For those who grow vines on her slopes, it was a moment of humility and awe. Many of the terraced vineyards remained untouched, their lava-stone walls and century-old vines standing resilient. And yet, the presence of the volcano was felt in every gust of wind and fleck of ash. For Etna is not just the backdrop but a living, breathing participant in the drama of winemaking.

Etna's Wines: Lifted by Fire and Soil

“When I started, I was searching for a precise concept: I wanted to find the lava within the bottle, which I call the liquid rock.” - Frank Cornelissen, Frank Cornelissen Winery

In the language of sommeliers, volcanic wine is a category rich in nuance and often fiercely debated. Each volcano, after all, is different. The mineral content, the structure of the soil, the ash layers, all shift the chemistry, particularly the pH, of the earth. This shift often leads to wines with higher acidity, or as we say, "lift." It’s this brightness that makes volcanic wines exhilarating and supremely food-friendly.

Etna, Europe’s largest and most active volcano, offers a particularly dramatic setting. Just 30 to 60 minutes from the bustling city of Catania and the glamorous cliffs of Taormina (once a favorite of Audrey Hepburn), visitors can travel from sun-soaked beaches to cool, ash-covered vineyard towns in under an hour. One moment you’re sipping an Aperol spritz under striped umbrellas; the next, you're in a rugged farming village surrounded by wild herbs, olive groves, and black volcanic rock.

Here, the food mirrors the land: simple vegetables, rustic meats, and the smoky imprint of the mountain itself. Everything feels wilder, feral, and utterly alive, and that wildness is captured in the wines.

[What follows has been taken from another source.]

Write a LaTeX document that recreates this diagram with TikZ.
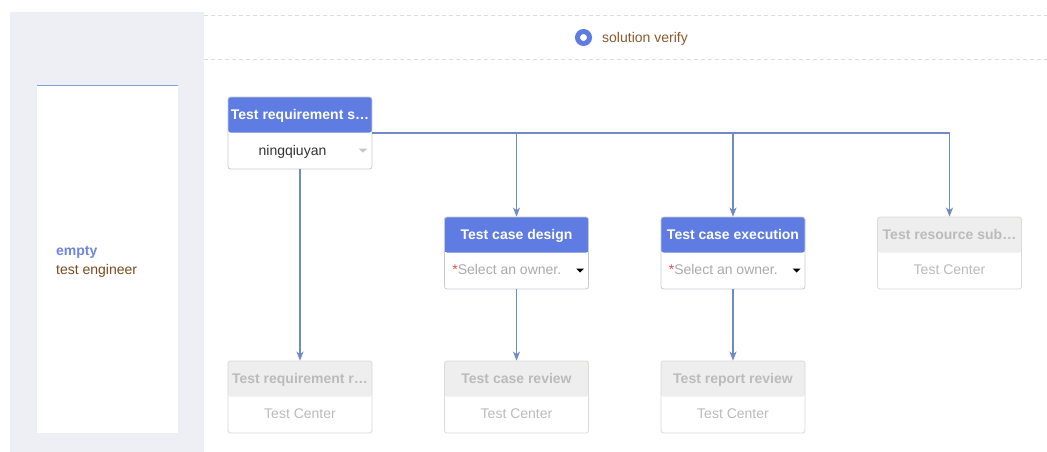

The Grape Varieties and Their Voice

Etna's reds, made primarily from Nerello Mascalese and Nerello Cappuccio, were once likened to Italy’s answer to Pinot Noir. But with time and understanding more, that comparison feels less apt. These wines have their own voice, earthy, brambly, light on their feet yet full of structure and soul. They speak of the mountain in whispers and gusts.

Nerello Mascalese, the primary red variety, is deeply expressive of place. It can shift in character from ethereal and floral in one contrada to brooding and mineral in another. Its pale hue belies its complexity, often drawing comparisons to Burgundy for its transparency and finesse, though its tannic frame and volcanic core give it a personality all its own. Nerello Cappuccio, though often playing a supporting role, adds richness and spice, like harmony beneath melody.

The whites, Carricante and Catarratto, are equally expressive. These grapes thrive in Etna’s intense sun and windswept elevations, developing thicker skins and racy acidity. The wines taste of yellow stone fruits, citrus pith, and, subtly, the sea. The Ionian coastline is never far away, and the saline quality in these wines is not imagined.

Carricante, in particular, is capable of great age. Grown high on the eastern slopes and in select north-facing plots, it can deliver electric precision, a clean mineral line, and a cool citrus tension that make it one of Italy’s most compelling white varieties. When allowed to age, it often reveals layers of beeswax, smoke, and preserved lemon.

The Ancient Terraces and Ungrafted Vines

Another reason Etna has won the hearts of wine lovers worldwide lies underground. Phylloxera, the root-devouring insect that devastated European vineyards in the 19th century, cannot survive in Etna's volcanic soils. As a result, many vines here are own-rooted, some dating back over 150 years.

The terraces supporting these vineyards, built from stacked lava stones, date to the 17th century. Rebuilding them is a dying art, yet a few skilled hands and deep-pocketed dreamers continue to preserve these legacies. Own-rooted vines are thought to offer a more direct expression of terroir, and while research continues, the wines from these sites are undeniably compelling.

In the finest plots, these old vines are bottled as single-vineyard wines known as Contrada. The wines reflect not just elevation or exposure, but also the age of the volcanic soils themselves. Over millennia, lava flows break down, and their stage of decomposition can alter a vineyard's flavor and structure.

A Renaissance in the North

Over the last two decades, Etna has experienced a viticultural renaissance. Many of the vineyards on the north slope, particularly around Randazzo, Passopisciaro, Castiglione di Sicilia, and Linguaglossa, had been abandoned, considered too hard to farm and economically unfeasible. But now, investment, passion, and belief are returning to these slopes.

Farmers are relearning the art of training bush vines, and travelers are making pilgrimages to witness the revival. The north slope’s mix of high elevation, ancient soils, and cooler exposures creates wines of striking finesse and depth. Here, amid the ashes and the brambles, you can feel her, the mountain. Etna. Alive. Wild. Watching.

And in every glass, you taste not just the place, but the pulse of a volcano that has held humanity's gaze for centuries.